For those of you that have been following me for a while, you’ll doubtless scratching your head at this title and thinking I’m doing some sort of political u-turn. Honestly, that isn’t what this post is about.
I’ve been thinking about this post for a long time, because no matter how many times I’ve come to write about it, it’s not felt genuine, so here goes because I’m going to be very honest in this one about how I’ve tried to climb out of the depression on countless occasions through my fertility journey. I know you won’t all relate to the fertility issues, but I hope that you’ll be able to understand the premise behind this post.
When I think about my miscarriage, it was a very dark place. I mean I’ve struggled with my mental health before this, but nothing really prepares you for when something goes catastrophically wrong in your life, even if you have experienced depression before.
The reason I know that I hit rock bottom at that time is because I have memory blanks. Memory blanks tell me that this was such a painful, traumatic experience that my brain hasn’t allowed me to remember everything that happened in order to protect me. But it also tells me that when something happens that is that painful, it’s not living as such, it’s survival.
At that time I just needed to keep breathing, sleeping and eating, interspersed with intense moments of tears, anger, frustration and despair. It was like releasing a valve, because strangely I lost the ability to really talk.

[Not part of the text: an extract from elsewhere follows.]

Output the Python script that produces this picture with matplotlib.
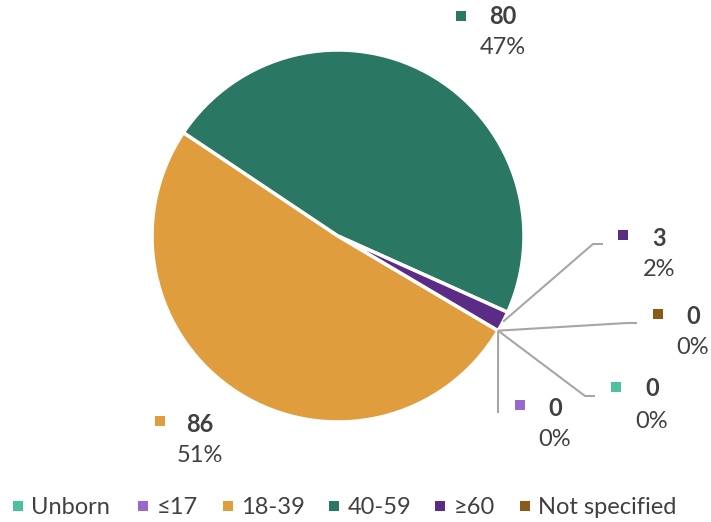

Most of this time was spent in silence, because the only release was the silent tears. I have snapshots, like photographs of these moments, nothing more. I do know that when I connect with the emotions, especially the snapshot of the scan when I was told the baby had died, it still to this day fucking hurts. But that’s all I have. I’m sorry to say I still just don’t have the words to fully express the visceral quality to my pain any further.
Fast forward to March 2014 and being informed that I wouldn’t be able to have children, I went back to that place again. This time I have a memory of the 10 minute consultation in a series of snapshots. When I go back to that place I relive and feel the intense pain as a knot in my chest and my eyes sting painfully. It’s physically hard to breathe.
But when I look back my coping mechanisms were very different. I mean I cried a lot, I walked out in the sticks a lot, so I could release the anger in loud, wailing screams that no-one else could hear, and I tried not to shut down because I knew I couldn’t carry this burden on my own. This meant seeing a counsellor, allowing me to sit in my emotions and find the words I needed – although there were sessions where I sat in complete and utter silence. It also meant informing some people that I wouldn’t be able to have children. But still I didn’t tell my family, because I didn’t think I would have to come back to this place and I could sweep it under the carpet.
So, let’s now fast forward to November 2017 when I have my hysterectomy and bloody hell, hello rock bottom yet again. There were yet more lessons from being in this bloody shitty place again in order to be able to bounce back again because a prolonged stay wasn’t what I wanted. I know it’s been a lot more recent, but I have no blanks in my memory from that time.
I acutely remember how I felt so low that I felt worthless. I remember the black mood that descended at Christmas and stayed with me until April. It was the blackest and most bleak I have ever felt. This wasn’t the pain that I felt with the miscarriage or being informed of my infertility, it was different. It was a feeling of worthlessness and being directionless that I hadn’t felt before. Perhaps it was because I wasn’t in survival mode on this occasion, perhaps it was because I was dealing with it differently and engaging with the emotions more. I don’t know, but it definitely had a different quality.
I went back to counselling (in fact I had counselling before the op, because a hysterectomy is a bloody terrifying thing to have to contemplate) and I sought medical assistance even though ultimately I took herbal supplements. This wouldn’t have been something I would have done on the previous occasions. I told everyone that I wasn’t able to have children. I told everyone the back story without shame and embarrassment. I learned to cry in front of people and show my vulnerability. I used walking to get me back to running because I wanted to have goals. I made sure I was eating properly and I was connecting with people. I went back to journaling in a big way, to help me log what I felt – no matter how bloody evil and toxic it was.
And all this meant I was able to move on far quicker. Now that doesn’t mean I’m out of the grief woods, because I know I’m not. Too many triggers, too many things that can cause me to have to pause to catch my breath when something has body slammed me. And there are still tears, anger and pain I have for my back story. But I know that I didn’t have to go into survival mode on that last occasion and I was better able to take care of myself. That was the difference, because I started to be able to say what my needs were and to implement boundaries. These simple actions meant I was able to tell people what I needed and to stick to my guns. It gave me room for self-care, something I had never bothered with before, believing it to be selfish.
That’s not to say I’ve learned it all, I haven’t, but I can see as I look back that I’ve identified what I need in order to be able to fill up my own cup to support myself. That does include other people, but knowing what I need and what I must have in order to be able to make myself feel good (or even good enough) has helped me bounce back. And there’s nothing selfish about that because it means I’m able to help others without depleting myself and welcoming back rock bottom.